A noose was found hanging Friday morning in the men's locker room in the basement of the Hempstead Village police department, village police Chief Joseph Wing said.

Wing said he immediately summoned Nassau police detectives and requested a forensic team as well as internal affairs investigators to the scene. Wing said he also notified the district attorney's office.

"It's my intent if the evidence bears out to press for criminal and administrative departmental charges, which could lead to dismissal," said Wing, who is of Asian and Italian descent. "I find this action horrific and intolerable."

Black law enforcement officials expressed shock.
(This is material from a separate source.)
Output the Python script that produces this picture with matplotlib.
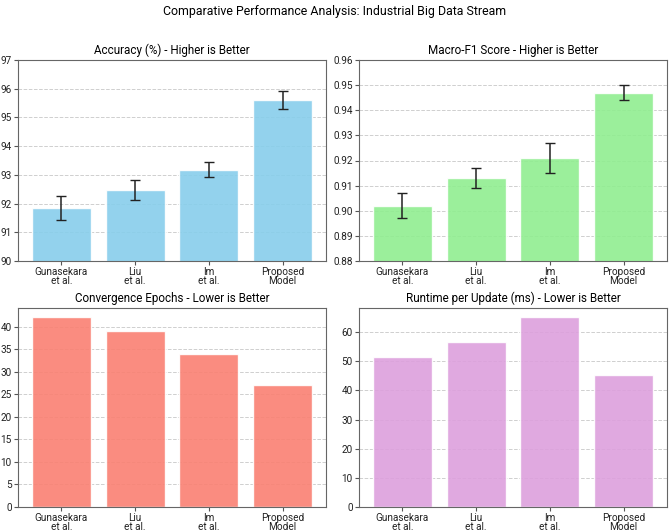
import matplotlib
matplotlib.use("Agg")
import matplotlib.pyplot as plt
import matplotlib.ticker as mticker
import numpy as np

plt.rcParams['font.family'] = ['Roboto', 'DejaVu Sans']

methods = ["Gunasekara\net al.", "Liu\net al.", "Im\net al.", "Proposed\nModel"]
accuracy = [91.85, 92.47, 93.18, 95.61]
accuracy_err = [0.42, 0.35, 0.27, 0.31]
f1 = [0.902, 0.913, 0.921, 0.947]
f1_err = [0.005, 0.004, 0.006, 0.003]
epochs = [42, 39, 34, 27]
runtime = [51.3, 56.7, 65.0, 45.4]

W, H = 669, 532
fig = plt.figure(figsize=(W / 100, H / 100), dpi=100)

def pos(x0, x1, y0, y1):
    return [x0 / W, 1 - y1 / H, (x1 - x0) / W, (y1 - y0) / H]

ax1 = fig.add_axes(pos(18, 326, 60, 261))
ax2 = fig.add_axes(pos(359, 667, 60, 261))
ax3 = fig.add_axes(pos(18, 326, 308, 507))
ax4 = fig.add_axes(pos(359, 667, 308, 507))
x = np.arange(len(methods))

def style(ax, title, step):
    ax.set_title(title, fontsize=8.4, pad=4)
    ax.set_xticks(x)
    ax.set_xticklabels(methods, fontsize=7.2, linespacing=0.88)
    ax.tick_params(axis='both', labelsize=7.2, length=3, color='#555555', labelcolor='#222222', pad=1.5)
    ax.yaxis.set_major_locator(mticker.MultipleLocator(step))
    ax.yaxis.grid(True, linestyle='--', alpha=0.6, linewidth=0.7)
    ax.set_axisbelow(True)
    for s in ax.spines.values():
        s.set_color('#666666')

ekw = dict(ecolor='#222222', elinewidth=1.1, capthick=1.0)
ax1.bar(x, accuracy, yerr=accuracy_err, capsize=3.5, color='skyblue', edgecolor='white', alpha=0.9, error_kw=ekw)
ax1.set_ylim(90, 97)
style(ax1, "Accuracy (%) - Higher is Better", 1)

ax2.bar(x, f1, yerr=f1_err, capsize=3.5, color='lightgreen', edgecolor='white', alpha=0.9, error_kw=ekw)
ax2.set_ylim(0.88, 0.96)
style(ax2, "Macro-F1 Score - Higher is Better", 0.01)
ax2.yaxis.set_major_formatter(mticker.FormatStrFormatter('%.2f'))

ax3.bar(x, epochs, color='salmon', edgecolor='white', alpha=0.9)
style(ax3, "Convergence Epochs - Lower is Better", 5)

ax4.bar(x, runtime, color='plum', edgecolor='white', alpha=0.9)
style(ax4, "Runtime per Update (ms) - Lower is Better", 10)

fig.suptitle("Comparative Performance Analysis: Industrial Big Data Stream", fontsize=8.9, y=1 - 12 / H, va='center')
fig.savefig("out.png", dpi=100)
"It's astonishing to hear something like this is happening in Nassau County in 2007, especially in Hempstead Village where half the police force is African-American," said John Nedd, president of the Nassau County Guardian Association, a fraternal organization of black police officers.

Continuing a 12-year effort to increase its numbers of blacks, Hispanics and other minorities and women, the Nassau County Police Department conducted a major effort to recruit members of those groups for a police exam last month.

The minority recruitment effort follows the U.S. Justice Department's first lawsuit against the county in 1977 for discriminating against minorities. The numbers for those groups from 30 years ago were not immediately available, but significant gains have been made for minorities over the past dozen years, officials said.

Wing, who has been in law enforcement for more than 20 years and became chief of the Hempstead department in April, said his department joined the county's recruitment drive and had a banner outside the village headquarters during the recruitment effort.

He said the racial breakdown of the village force of 107 officers, including about 12 women, is about 50 percent whites and 50 percent minorities - mostly blacks with about 10 Hispanics.